Volume reflection and channeling of ultrarelativistic protons in germanium bent single crystals

The paper is devoted to the investigation of volume reflection and channeling processes of ultrarelativistic positive charged particles moving in germanium single crystals. We demonstrate that the choice of atomic potential on the basis of the Hartree-Fock method and the correct choice of the Debye temperature allow us to describe the above mentioned processes in a good agreement with the recent experiments. Moreover, the universal form of equations for volume reflection presented in the paper gives a true description of the process at a wide range of particle energies.
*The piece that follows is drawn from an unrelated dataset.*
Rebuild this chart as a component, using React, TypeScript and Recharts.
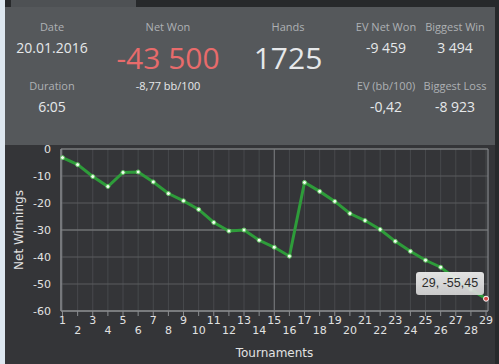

Standing on this study we make predictions for the mean angle reflection (as a function of the bending radius) of positive and negative particles for germanium (110) and (111) crystallographic planes.

Figure 1

The calculated universal $\mathrm{\Xi }(R/R_0)=⟨\alpha ⟩/{\theta }_c$-functions for positively charged particles and for normalized potentials for (110) plane of germanium which were shown in insert (a). The calculations were done for the Hartree-Fock potential at $T_D=290°\mathrm{K}$ and at $T_D=360°\mathrm{K}$ (the curves 1 and 2, correspondingly) and for the Moliere potential at $T_D=360°\mathrm{K}$ and at $T_D=285°\mathrm{K}$ (the curves 3 and 4, correspondingly). All the curves are functions of generalized variable $\kappa =R/R_0$, The small circles are the experimental data [9] presented for corresponding values of generalized variables $\mathrm{\Xi }$ and $\kappa$. The table 1 contains the necessary (for such presentation) quantities ${\theta }_c$ and $U_0$. The experimental errors are less than $\pm 0.02$ (for $\mathrm{\Xi }$-variable). The curve number 5 [in insert (a)] corresponds to (110) plane of silicon and it is presented for comparison.

Figure 2

The calculated universal functions $\mathrm{\Xi }(R/R_0)=⟨\alpha ⟩/{\theta }_c$ for germanium and silicon single crystals. The Hartree-Fock potentials were used at $T_D=290°\mathrm{K}$ and 640° K for germanium and silicon, respectively. The upper curves are results for positively charged particles and lower ones are results for negatively charged particles. Three points demonstrated experimental data for germanium crystal [8, 9] for $R=2.3$, 8.2 and 15 meters and $l_0=2\mathrm{mm}$ (from left to right, correspondingly). The first and second experimental points correspond to the curve number 1, and the third points correspond to the curve number 3. $R_0[\mathrm{m}]=K_R{E}_0[\mathrm{GeV}]$, where $K_R=0.0061$, 0.01 for (110) and (111) planes in germanium and $K_R=0.009$, 0.014 for (110) and (111) planes in silicon, respectively.